Lawyers for publishers of Zimbabwe's most popular newspaper, The Daily News, won a small, but significant legal victory, when a judge ordered their case against the government expedited. The newspaper, which was shut down by the government last month, has been battling in the courts to get back on the newsstands.
President of the administrative court Michael Major has put the case on his urgent docket and set a hearing for October 16. He also ordered Zimbabwe's Media and Information Commission, which refused to register Zimbabwe's only independent daily, to answer to him for its decision.
The lawyer for the publisher, Gugulethu Majuru, was upbeat about the court's decision, and said, "It's one very important step towards the final victory, we believe that our case has merits and the sooner it is heard, the sooner victory will come."
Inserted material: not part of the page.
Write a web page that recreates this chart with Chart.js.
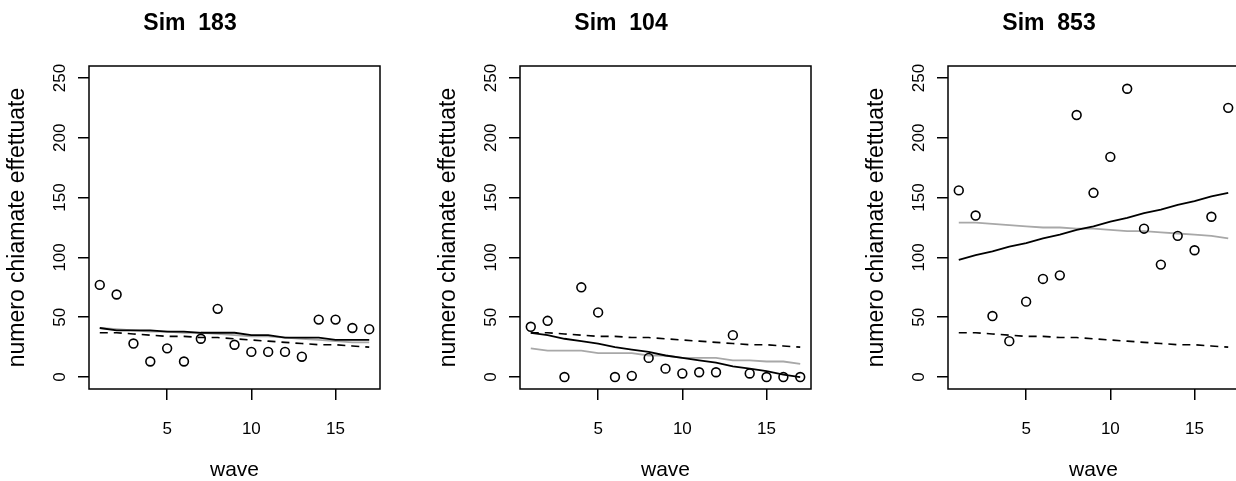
<!DOCTYPE html>
<html lang="it">
<head>
<meta charset="UTF-8">
<title>Sim</title>
<script src="https://cdn.jsdelivr.net/npm/chart.js"></script>
<style>
  html, body { margin: 0; padding: 0; background: #fff; overflow: hidden; }
  body { width: 1236px; height: 481px; position: relative; }
  .pannello { position: absolute; top: 0; width: 431px; height: 481px; }
</style>
</head>
<body>
<div class="pannello" style="left:0px"><canvas id="sim183" width="431" height="481"></canvas></div>
<div class="pannello" style="left:431px"><canvas id="sim104" width="431" height="481"></canvas></div>
<div class="pannello" style="left:859px"><canvas id="sim853" width="431" height="481"></canvas></div>

<script>
    // dati
    const waves = [1, 2, 3, 4, 5, 6, 7, 8, 9, 10, 11, 12, 13, 14, 15, 16, 17];
    const xTicks = [5, 10, 15];
    const yTicks = [0, 50, 100, 150, 200, 250];

    // linea tratteggiata (uguale nei tre pannelli)
    const mediaTratteggio = [37, 37, 36, 35, 34, 34, 33, 33, 32, 31, 30, 29, 28, 27, 27, 26, 25];

    const oss183 = [77, 69, 28, 13, 24, 13, 32, 57, 27, 21, 21, 21, 17, 48, 48, 41, 40];
    const fit183 = [41, 39, 39, 39, 38, 38, 37, 37, 37, 35, 35, 33, 33, 33, 31, 31, 31];
    const grigio183 = [41, 40, 39, 38, 38, 37, 37, 36, 35, 34, 34, 33, 32, 31, 30, 29, 29];

    const oss104 = [42, 47, 0, 75, 54, 0, 1, 16, 7, 3, 4, 4, 35, 3, 0, 0, 0];
    const fit104 = [37, 35, 32, 30, 28, 25, 23, 21, 18, 16, 14, 12, 9, 7, 5, 2, 0];
    const grigio104 = [24, 22, 22, 22, 20, 20, 20, 18, 18, 16, 16, 16, 14, 14, 13, 13, 11];

    const oss853 = [156, 135, 51, 30, 63, 82, 85, 219, 154, 184, 241, 124, 94, 118, 106, 134, 225];
    const fit853 = [98, 102, 105, 109, 112, 116, 119, 123, 126, 130, 133, 137, 140, 144, 147, 151, 154];
    const grigio853 = [129, 129, 128, 127, 126, 125, 125, 124, 124, 123, 122, 122, 121, 120, 119, 118, 116];

    const FONT = "'Liberation Sans', Arial, sans-serif";

    function punti(valori) {
        return waves.map((w, i) => ({ x: w, y: valori[i] }));
    }

    // riquadro nero attorno all'area del grafico
    const riquadro = {
        id: 'riquadro',
        afterDraw(chart) {
            const { ctx, chartArea } = chart;
            ctx.save();
            ctx.strokeStyle = '#000';
            ctx.lineWidth = 1.5;
            ctx.strokeRect(chartArea.left, chartArea.top, chartArea.right - chartArea.left, chartArea.bottom - chartArea.top);
            ctx.restore();
        }
    };

    function creaGrafico(id, titolo, oss, fit, grigio) {
        new Chart(document.getElementById(id), {
            type: 'scatter',
            data: {
                datasets: [
                    {
                        data: punti(oss),
                        borderColor: '#000',
                        backgroundColor: 'rgba(0,0,0,0)',
                        borderWidth: 1.6,
                        pointRadius: 4.4,
                        pointHoverRadius: 4.4
                    },
                    {
                        data: punti(fit),
                        showLine: true,
                        borderColor: '#000',
                        borderWidth: 1.8,
                        pointRadius: 0
                    },
                    {
                        data: punti(grigio),
                        showLine: true,
                        borderColor: '#a8a8a8',
                        borderWidth: 1.8,
                        pointRadius: 0
                    },
                    {
                        data: punti(mediaTratteggio),
                        showLine: true,
                        borderColor: '#000',
                        borderWidth: 1.6,
                        borderDash: [8, 6],
                        pointRadius: 0
                    }
                ]
            },
            options: {
                responsive: false,
                animation: false,
                events: [],
                layout: { padding: { left: 0, right: 51, top: 0, bottom: 0 } },
                plugins: {
                    legend: { display: false },
                    tooltip: { enabled: false },
                    title: {
                        display: true,
                        text: titolo,
                        color: '#000',
                        font: { family: FONT, size: 23, weight: 'bold' },
                        padding: { top: 10, bottom: 28.4 }
                    }
                },
                scales: {
                    x: {
                        type: 'linear',
                        min: 0.36,
                        max: 17.64,
                        afterFit(scale) { scale.height = 92; },
                        afterBuildTicks(scale) { scale.ticks = xTicks.map(v => ({ value: v })); },
                        border: { display: false },
                        grid: { drawOnChartArea: false, color: '#000', lineWidth: 1.5, tickLength: 11 },
                        ticks: {
                            color: '#000',
                            font: { family: FONT, size: 17 },
                            padding: 19,
                            maxRotation: 0
                        },
                        title: {
                            display: true,
                            text: 'wave',
                            color: '#000',
                            font: { family: FONT, size: 21, lineHeight: 1 },
                            padding: { top: 0, bottom: 0 }
                        }
                    },
                    y: {
                        type: 'linear',
                        min: -10,
                        max: 260,
                        afterFit(scale) { scale.width = 89; },
                        afterBuildTicks(scale) { scale.ticks = yTicks.map(v => ({ value: v })); },
                        border: { display: false },
                        grid: { drawOnChartArea: false, color: '#000', lineWidth: 1.5, tickLength: 11 },
                        ticks: {
                            color: '#000',
                            font: { family: FONT, size: 17 },
                            minRotation: 90,
                            maxRotation: 90,
                            crossAlign: 'center',
                            padding: 4
                        },
                        title: {
                            display: true,
                            text: 'numero chiamate effettuate',
                            color: '#000',
                            font: { family: FONT, size: 23 },
                            padding: { top: 4, bottom: 0 }
                        }
                    }
                }
            },
            plugins: [riquadro]
        });
    }

    creaGrafico('sim183', 'Sim  183', oss183, fit183, grigio183);
    creaGrafico('sim104', 'Sim  104', oss104, fit104, grigio104);
    creaGrafico('sim853', 'Sim  853', oss853, fit853, grigio853);
</script>
</body>
</html>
The Daily News was shut down, after it defied Zimbabwe's draconian Access to Information and Protection of Privacy Act, which requires that publishers and journalists obtain a government license in order to operate.
Police swooped down on the newspaper's offices on September 12, and confiscated all its office equipment. The publisher has battled the government in the courts ever since.
The Daily News was founded in 1999 and was Zimbabwe's most widely read newspaper. Its frequent criticism of President Robert Mugabe, his government and party is widely seen as the reason why the government shut the paper down.